Andrew G. Biggs and Jason Richwine write,
the average federal worker shifting to a private job actually accepts a small salary reduction of around 3 percent. Similarly, private sector workers who move to federal jobs don’t take a pay cut. They get a first-year raise averaging 9 percent, well above the raise other workers get when they switch jobs within the private sector.
The authors suggest that this is evidence that public sector workers are not underpaid. Can we interpret it any other way? Perhaps public sector work has an unobserved “pain factor” that requires a compensating differential?
Other data that would be interesting would be data on job applications. Is there a flood of applications for private sector jobs coming from the public sector? How does it compare with the amount of applications going the other way?
Having worked in the federal sector – as I know you have – I would say the “pain factor” depends on your personality. If you dislike red tape and banal restraints on what you can say and do in an official capacity, then the pain factor is probably high. However, if you don’t mind those things, the pain is far outweighed by the higher pay, better benefits, and job security. Come to think of it, selection bias may explain the similar personalities to be found in government bureaucrat types.

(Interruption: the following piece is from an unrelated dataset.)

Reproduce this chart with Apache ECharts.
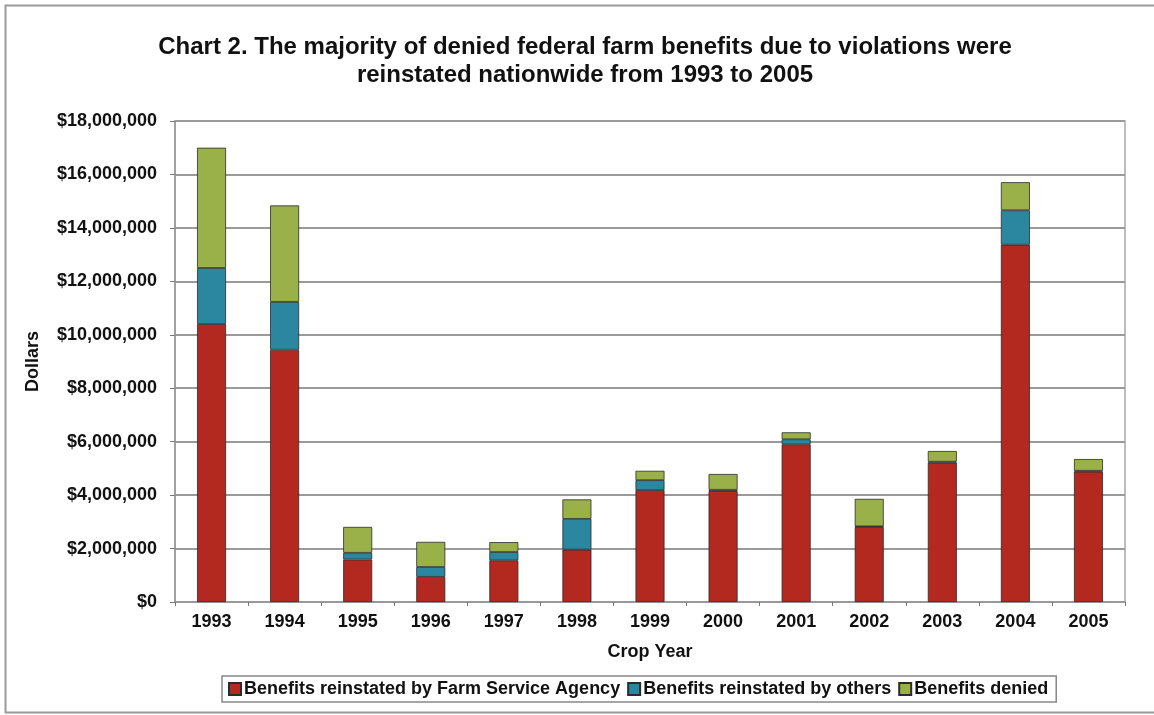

Anecdotally, from every current or former government employee I’ve ever spoken to or heard from, there is indeed a pain factor. It seems to hit the ambitious and energetic the worst, so they quit, and leave behind the slothful.
Key word is “average.” I have no doubt that admin assistants or data entry clerks (like the kind you find at one of the huge DFAS offices) are paid higher in gov’t than they would in the private sector, but many career fields are underpaid. This is especially true the higher up the scale you go. Directors of branch offices that oversee hundreds of workers that make 110k? Plus, the work a gov’t worker does tends to be agency specific and often doesn’t translate into private work very well. He or she can be incredibly knowledgable about a subject that has no private sector analogue. It’s just tough to make direct comparisons, IMO.
I know several highly-qualified professional who had extreme difficulty to getting hired at the Departments of HHS, Justice, and State. This is at the graduate degree level, so the anecdotes represent a small subset of all federal employees.
Nonetheless, at that level, if it’s that difficult for extremely well-qualified candidates to get hired on, then federal employee pay (again, at that level) is too high. The market will clear at a lower level of pay.
A related problem is that there seems to be little incentive for federal workers to hire the best candidates for the job. Managerial promotion is typically based on seniority as much as merit. The typical incentive of hiring subordinates who can do great work and make the manager look good is less important than in the private sector.
These sector shifts are not random, so their finding should be interpreted with care. What is the nature of the ”non-random sampling bias” and its effect?
I agree with the above posters about needing to think about (a) the entire distribution, not just the mean effect, and (b) the evolution of wages and opportunities in each sector.
The true effect is not the change in pay, but the change in your lifetime discounted earnings, something like NPV, adjusted for uncertainty in wages and for compensating differentials. A tall order.